I’m a bit late adding my two cents to the blog debate between PZ Myers and Ray Kurzweil. If you want to review the debate, then a good place to start would be with PZ’s August 21 post on “Kurzweil still doesn’t understand the brain“, and follow some of the links from that report.
I was reminded of the debate by a recent John Wilkins post. And when I reread Kurzweil’s response to the first PZ post, I noticed how well that raises some of the design versus evolution themes that I have been raising in this blog. This post will comment on some of what Kurzweil has posted.
For starters, I said that we would be able to reverse-engineer the brain sufficiently to understand its basic principles of operation within two decades, not one decade, as Myers reports.
I’ll go on record as doubting that the brain will be reverse engineered within 100 years.
I presented a number of arguments as to why the design of the brain is not as complex as some theorists have advocated.
There we see a key point. Kurzweil is talking about the design of the brain. He is looking at the brain as a designed thing rather than as an evolved thing. We generally see “reverse engineering” as a way of retrieving the underlying design from an designed thing. However, the brain is not a designed thing, it is an evolved thing. And evolved things are very different from designed things. If the brain is not a designed thing, then there is no underlying design to retrieve, and thus the planned reverse engineering is bound to fail. Or, to put it differently, the brain was not engineered in the first place, so there is no engineering step that could be reversed.
A little later, Kurzweil says:
To summarize, my discussion of the genome was one of several arguments for the information content of the brain prior to learning and adaptation, not a proposed method for reverse-engineering.
And there is another illustration of the problem. For the developing embryo interacts with its environment from the start, even before the brain begins to form. Adaptation of the developing foetus is well underway before there is a brain. So talk of “content of the brain prior to learning and adaptation” is seriously confused.
As best I can tell, Kurzweil seems to be thinking of the brain as a fixed designed thing that is engineered from a detailed blueprint in the genome. And he takes this fixed designed thing to be an information processing system. He sees adaptation as an information processing detail.
By way contrast, I see adaptation as distinctively biological. If I look at a tree in my back yard, I see how it adaptively grows, and thus modifies its own shape, so as to better gain access to the available light. And if I were to look at the roots, I expect that I would find the same kind of adaptive growth to better find nutrients in the soil. This cannot be a matter of information processing in the brain, for the tree has no brain, no neurons.

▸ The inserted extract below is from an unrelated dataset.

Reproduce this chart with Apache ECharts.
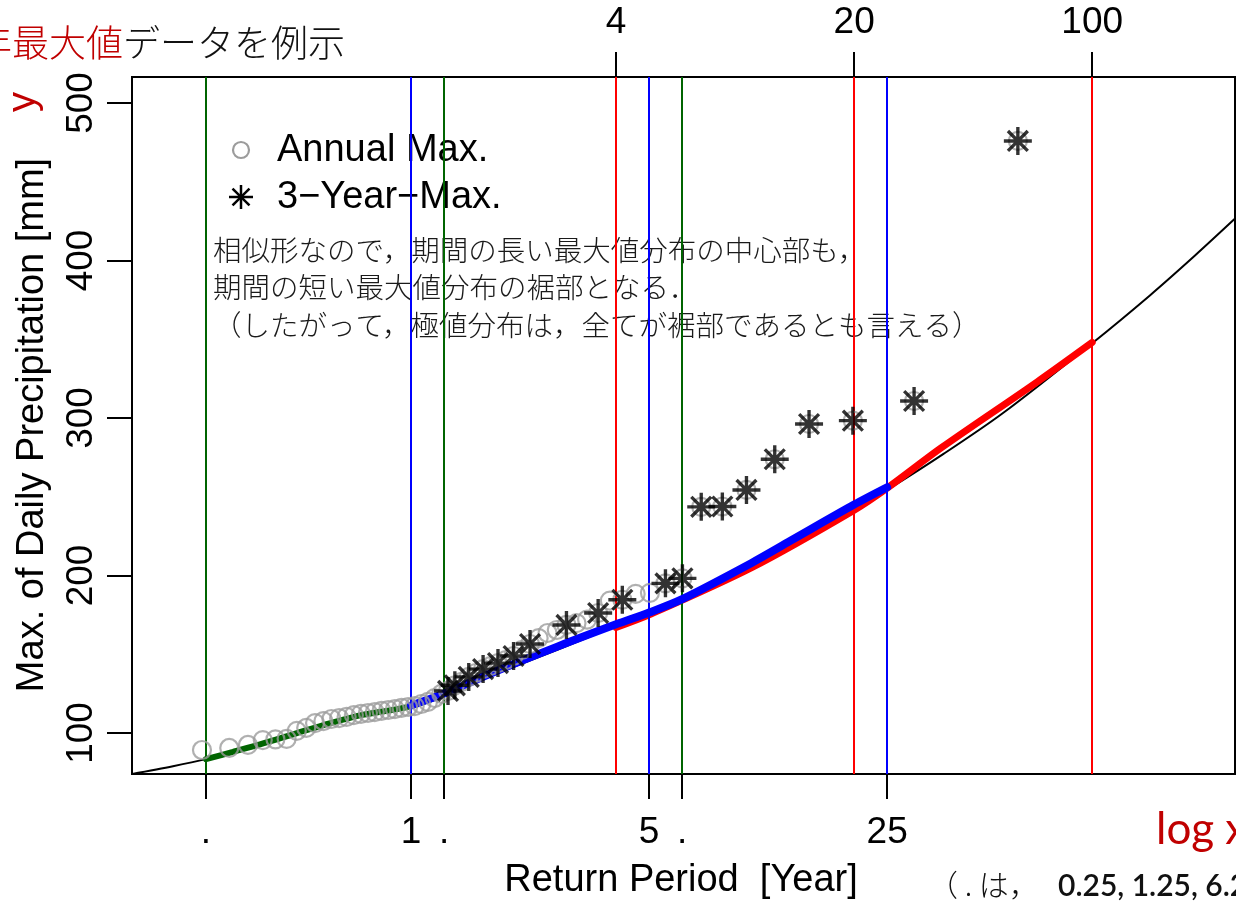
<!DOCTYPE html>
<html>
<head>
<meta charset="utf-8">
<script src="https://cdn.jsdelivr.net/npm/echarts@6.0.0/dist/echarts.min.js"></script>
<style>
  html, body { margin: 0; padding: 0; background: #fff; overflow: hidden; }
  #chart { width: 1236px; height: 901px; }
</style>
</head>
<body>
<div id="chart"></div>
<script>
// Annual maximum daily precipitation, plotted at its return period [year]
const annualT = [0.2433, 0.2926, 0.3320, 0.3670, 0.3998, 0.4312, 0.4619, 0.4923, 0.5226, 0.5530,
  0.5838, 0.6150, 0.6469, 0.6794, 0.7129, 0.7473, 0.7827, 0.8193, 0.8573, 0.8968,
  0.9378, 0.9806, 1.0252, 1.0720, 1.1211, 1.1727, 1.2269, 1.2842, 1.3449, 1.4091,
  1.4773, 1.5500, 1.6277, 1.7109, 1.8001, 1.8963, 2.0002, 2.1129, 2.2355, 2.3697,
  2.5170, 2.6794, 2.8599, 3.0611, 3.2871, 3.5432, 3.8355, 4.1724, 4.5652, 5.0289,
  5.5850, 6.2641, 7.1134, 8.2047, 9.6581, 11.693, 14.745, 19.829, 29.994, 60.496];
const annualMax = [89.2, 90.5, 92.4, 95.5, 96.0, 96.3, 101.3, 103.2, 106.3, 107.6,
  108.9, 109.5, 110.2, 111.4, 112.1, 112.7, 113.3, 114.0, 114.6, 115.2,
  115.9, 116.5, 117.1, 118.4, 119.7, 122.2, 124.8, 126.7, 130.3, 132.4,
  135.6, 138.1, 140.6, 142.5, 144.4, 146.3, 148.9, 152.7, 156.5, 160.3,
  163.5, 165.4, 168.6, 169.8, 172.0, 176.2, 184.0, 184.6, 188.3, 189.0,
  195.0, 198.2, 243.6, 243.8, 254.3, 273.8, 296.2, 298.3, 310.8, 475.9];

// 3-year maxima (subset of the annual values)
const threeYearT = [1.2842, 1.3449, 1.4773, 1.6277, 1.8001, 2.0002, 2.2355, 2.8599, 3.5432, 4.1724,
  5.5850, 6.2641, 7.1134, 8.2047, 9.6581, 11.693, 14.745, 19.829, 29.994, 60.496];
const threeYearMax = [126.7, 130.3, 135.6, 140.6, 144.4, 148.9, 156.5, 168.6, 176.2, 184.6,
  195.0, 198.2, 243.6, 243.8, 254.3, 273.8, 296.2, 298.3, 310.8, 475.9];

// Fitted quantile curve over the whole range
const curveT = [0.15, 0.2, 0.25, 0.3, 0.37, 0.46, 0.58, 0.72, 0.9, 1, 1.25, 1.65, 2.7, 4, 5,
  7.4, 12.2, 20, 25, 36.6, 54.6, 100, 148, 200, 270];
const curveValue = [73.8, 78.9, 83.4, 88.0, 93.5, 99.8, 106.3, 111.5, 115.0, 117.0, 124.5, 135.0, 153.0, 168.0, 176.5,
  194.0, 218.0, 242.0, 254.3, 277.2, 303.0, 347.5, 378.0, 403.0, 429.0];

// Block-maximum fits over their own ranges
const quarterT = [0.25, 0.3, 0.37, 0.46, 0.58, 0.72, 0.9, 1, 1.25];
const quarterValue = [83.4, 88.0, 93.5, 99.8, 106.3, 111.5, 115.0, 117.0, 124.5];
const annualFitT = [1, 1.25, 1.7, 2.7, 4, 5, 6.25, 10, 13, 20, 25];
const annualFitValue = [117.5, 125.0, 137.5, 155.0, 169.0, 176.5, 185.0, 208.0, 222.0, 245.0, 256.0];
const fourYearT = [4, 5, 10, 20, 25, 36, 69, 100];
const fourYearValue = [167.0, 175.0, 205.0, 241.5, 255.5, 281.0, 323.0, 348.0];

// Reference return periods (vertical lines)
const quarterPeriods = [0.25, 1.25, 6.25];
const annualPeriods = [1, 5, 25];
const fourYearPeriods = [4, 20, 100];

// Tick marks and labels
const bottomTickValues = [0.25, 1, 1.25, 5, 6.25, 25];
const bottomTickLabels = ['.', '1', '.', '5', '.', '25'];
const topTickValues = [4, 20, 100];
const topTickLabels = ['4', '20', '100'];
const yTickValues = [100, 200, 300, 400, 500];

const GREEN = '#006400', BLUE = '#0000FF', RED = '#FF0000', DARKRED = '#C00000';
const GRAY = '#9c9c9c';
const SANS = 'Liberation Sans, Arial, sans-serif';
const JP = '"Noto Sans CJK JP", sans-serif';

// Asterisk (+ and x) built from four filled bars
const STAR = 'path://M44 0L56 0L56 100L44 100Z M0 44L100 44L100 56L0 56Z ' +
  'M18.84 10.36L89.64 81.16L81.16 89.64L10.36 18.84Z M89.64 18.84L18.84 89.64L10.36 81.16L81.16 10.36Z';

function pairs(xs, ys) { return xs.map((x, i) => [x, ys[i]]); }
function labelFor(values, labels) {
  return v => {
    const i = values.findIndex(t => Math.abs(t - v) / t < 1e-6);
    return i >= 0 ? labels[i] : '';
  };
}

// Legend asterisk as four stroked segments
function legendStar(cx, cy, r, w) {
  const d = r / Math.SQRT2;
  const segs = [[-r, 0, r, 0], [0, -r, 0, r], [-d, -d, d, d], [-d, d, d, -d]];
  return segs.map(s => ({
    type: 'line',
    shape: { x1: cx + s[0], y1: cy + s[1], x2: cx + s[2], y2: cy + s[3] },
    style: { stroke: '#000', lineWidth: w }
  }));
}

const xMin = 0.15161, xMax = 262.6;
const yMin = 73.97, yMax = 516.5;

const periodLines = []
  .concat(quarterPeriods.map(t => ({ xAxis: t, lineStyle: { color: GREEN } })))
  .concat(annualPeriods.map(t => ({ xAxis: t, lineStyle: { color: BLUE } })))
  .concat(fourYearPeriods.map(t => ({ xAxis: t, lineStyle: { color: RED } })));

const chart = echarts.init(document.getElementById('chart'), null, { renderer: 'canvas' });

chart.setOption({
  animation: false,
  backgroundColor: '#fff',
  grid: {
    left: 132, top: 77, right: 1, bottom: 127,
    show: true, borderColor: '#000', borderWidth: 2, backgroundColor: 'transparent'
  },
  xAxis: [
    {
      type: 'log', min: xMin, max: xMax, position: 'bottom',
      axisLine: { show: false }, splitLine: { show: false }, minorTick: { show: false },
      axisTick: { show: true, customValues: bottomTickValues, length: 25, lineStyle: { color: '#000', width: 2 } },
      axisLabel: {
        customValues: bottomTickValues, formatter: labelFor(bottomTickValues, bottomTickLabels),
        margin: 40, fontSize: 37, color: '#000', fontFamily: SANS
      }
    },
    {
      type: 'log', min: xMin, max: xMax, position: 'top',
      axisLine: { show: false }, splitLine: { show: false }, minorTick: { show: false },
      axisTick: { show: true, customValues: topTickValues, length: 25, lineStyle: { color: '#000', width: 2 } },
      axisLabel: {
        customValues: topTickValues, formatter: labelFor(topTickValues, topTickLabels),
        margin: 36, fontSize: 37, color: '#000', fontFamily: SANS
      }
    }
  ],
  yAxis: {
    type: 'value', min: yMin, max: yMax,
    axisLine: { show: false }, splitLine: { show: false },
    axisTick: { show: true, customValues: yTickValues, length: 25, lineStyle: { color: '#000', width: 2 } },
    axisLabel: {
      customValues: yTickValues, rotate: 90, margin: 32,
      fontSize: 37, color: '#000', fontFamily: SANS
    }
  },
  series: [
    {
      name: 'periods', type: 'line', data: [], z: 1,
      markLine: {
        silent: true, symbol: 'none', label: { show: false },
        lineStyle: { type: 'solid', width: 2 },
        data: periodLines
      }
    },
    {
      name: 'fit', type: 'line', data: pairs(curveT, curveValue), z: 2,
      showSymbol: false, smooth: 0.3,
      lineStyle: { color: '#000', width: 2 }
    },
    {
      name: '4-year', type: 'line', data: pairs(fourYearT, fourYearValue), z: 3,
      showSymbol: false, smooth: 0.3,
      lineStyle: { color: RED, width: 7, cap: 'round' }
    },
    {
      name: 'quarter', type: 'line', data: pairs(quarterT, quarterValue), z: 4,
      showSymbol: false, smooth: 0.3,
      lineStyle: { color: GREEN, width: 6, cap: 'round' }
    },
    {
      name: 'annual fit', type: 'line', data: pairs(annualFitT, annualFitValue), z: 5,
      showSymbol: false, smooth: 0.3,
      lineStyle: { color: BLUE, width: 8, cap: 'round' }
    },
    {
      name: 'Annual Max.', type: 'scatter', data: pairs(annualT, annualMax), z: 6,
      symbol: 'circle', symbolSize: 18,
      itemStyle: { color: 'rgba(0,0,0,0)', borderColor: GRAY, borderWidth: 2.2 }
    },
    {
      name: '3-Year-Max.', type: 'scatter', data: pairs(threeYearT, threeYearMax), z: 7,
      symbol: STAR, symbolSize: 28,
      itemStyle: { color: '#000' }
    }
  ],
  graphic: [
    // title
    {
      type: 'text', x: -25, y: 43,
      style: {
        text: '{r|年最大値}{k|データを例示}', textVerticalAlign: 'middle',
        rich: {
          r: { fontSize: 37, fontFamily: JP, fontWeight: 300, fill: DARKRED },
          k: { fontSize: 37, fontFamily: JP, fontWeight: 300, fill: '#111' }
        }
      }
    },
    // y axis names
    {
      type: 'text', x: 24, y: 102, rotation: Math.PI / 2,
      style: { text: 'y', fontSize: 40, fontFamily: SANS, fill: DARKRED, textAlign: 'center', textVerticalAlign: 'middle' }
    },
    {
      type: 'text', x: 33, y: 425, rotation: Math.PI / 2,
      style: { text: 'Max. of Daily Precipitation [mm]', fontSize: 38, fontFamily: SANS, fill: '#000', textAlign: 'center', textVerticalAlign: 'middle' }
    },
    // x axis names
    {
      type: 'text', x: 681, y: 881,
      style: { text: 'Return Period  [Year]', fontSize: 38, fontFamily: SANS, fill: '#000', textAlign: 'center', textVerticalAlign: 'middle' }
    },
    {
      type: 'text', x: 1156, y: 830,
      style: { text: 'log x', fontSize: 44, fontFamily: 'Lato, sans-serif', fill: DARKRED, textAlign: 'left', textVerticalAlign: 'middle' }
    },
    {
      type: 'text', x: 928, y: 885,
      style: { text: '（ . は，', fontSize: 30, fontFamily: JP, fontWeight: 300, fill: '#111', textAlign: 'left', textVerticalAlign: 'middle' }
    },
    {
      type: 'text', x: 1058, y: 886,
      style: { text: '0.25, 1.25, 6.25）', fontSize: 30, fontFamily: 'Lato, sans-serif', fontWeight: 600, fill: '#111', textAlign: 'left', textVerticalAlign: 'middle' }
    },
    // legend
    {
      type: 'circle', shape: { cx: 241, cy: 150, r: 8 },
      style: { fill: 'none', stroke: GRAY, lineWidth: 2.2 }
    },
    ...legendStar(241, 197, 12, 2.5),
    {
      type: 'text', x: 277, y: 151,
      style: { text: 'Annual Max.', fontSize: 38, fontFamily: SANS, fill: '#000', textVerticalAlign: 'middle' }
    },
    {
      type: 'text', x: 277, y: 198,
      style: { text: '3−Year−Max.', fontSize: 38, fontFamily: SANS, fill: '#000', textVerticalAlign: 'middle' }
    },
    // annotation
    {
      type: 'text', x: 213, y: 250,
      style: { text: '相似形なので，期間の長い最大値分布の中心部も，', fontSize: 28.5, fontFamily: JP, fontWeight: 300, fill: '#1a1a1a', textVerticalAlign: 'middle' }
    },
    {
      type: 'text', x: 213, y: 287,
      style: { text: '期間の短い最大値分布の裾部となる．', fontSize: 28.5, fontFamily: JP, fontWeight: 300, fill: '#1a1a1a', textVerticalAlign: 'middle' }
    },
    {
      type: 'text', x: 213, y: 325,
      style: { text: '（したがって，極値分布は，全てが裾部であるとも言える）', fontSize: 28.5, fontFamily: JP, fontWeight: 300, fill: '#1a1a1a', textVerticalAlign: 'middle' }
    }
  ]
});
</script>
</body>
</html>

The goal of reverse-engineering the brain is the same as for any other biological or nonbiological system – to understand its principles of operation.
Fair enough. But Kurzweil assumes that those “principles of operation” are information processing principles. It is far more likely that they are biological principles, not information technology principles, and that those biological principles are already being intensively studied within biology. In terms of biological principles, my brain probably works in much the same way as Kurzweil’s brain. In terms of information processing principles, the chances are that any two brains are very different.